The split facade would face Chicagoos Eisenhower Expressway.
Courtesy Arquitectonica / Pizzuti

A developer’s $100 million proposal for high-rise living in Chicago’s West Loop has divided the neighborhood, with some welcoming the glass tower’s density and others calling it out of place among the former industrial area’s stout building stock.

The 32-story building, designed by Arquitectonica, features a split facade that appears pulled apart along a jagged diagonal line. It was unveiled in April at a community meeting. At issue was its density and scale, which is far above current zoning, which permits only four or five story buildings. The site in question is at 1061-1107 West Van Buren Street, where Aberdeen Street splits into South Tilden Street along the Eisenhower Expressway (I-290). Renderings indicate the building would cut off that block of Aberdeen.
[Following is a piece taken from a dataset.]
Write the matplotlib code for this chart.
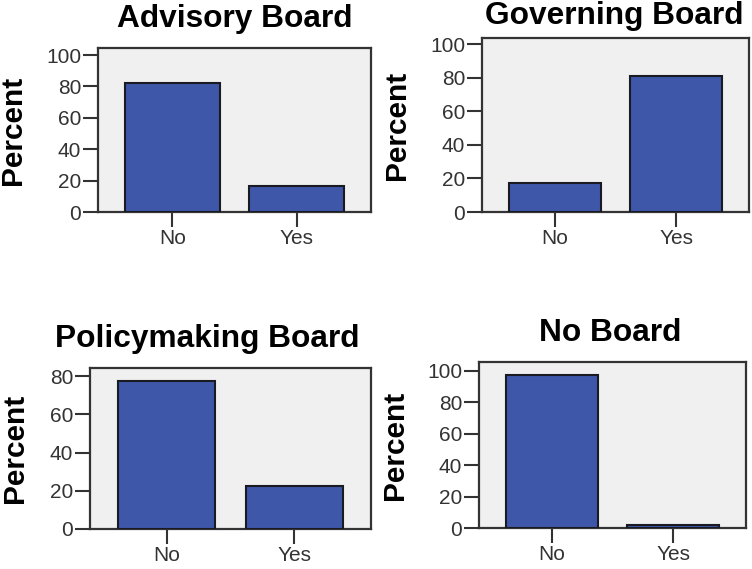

Columbus, Ohio-based Pizzuti Companies (the company has an office in Downers Grove, Illinois) is the developer. The tower would add 402 market-rate apartment units, made up mostly of one bedrooms and studios. At street level it would offer 9,000 square feet of retail, beneath two floors of parking totaling 236 spaces. That nearly two-to-one ratio of apartments to parking spots qualifies the development as transit-oriented development in the eyes of the developer, which points out that the proposed building is just blocks from the CTA Blue Line and positioned along a bus route.

Catering company Blue Plate currently occupies a portion of the property, as does a residential three-flat. A surface lot and stretch of South Aberdeen Street comprise the rest. If the developer can acquire the land and secure the desired zoning changes, they hope to build the project in two years. At the moment they have a ways to go.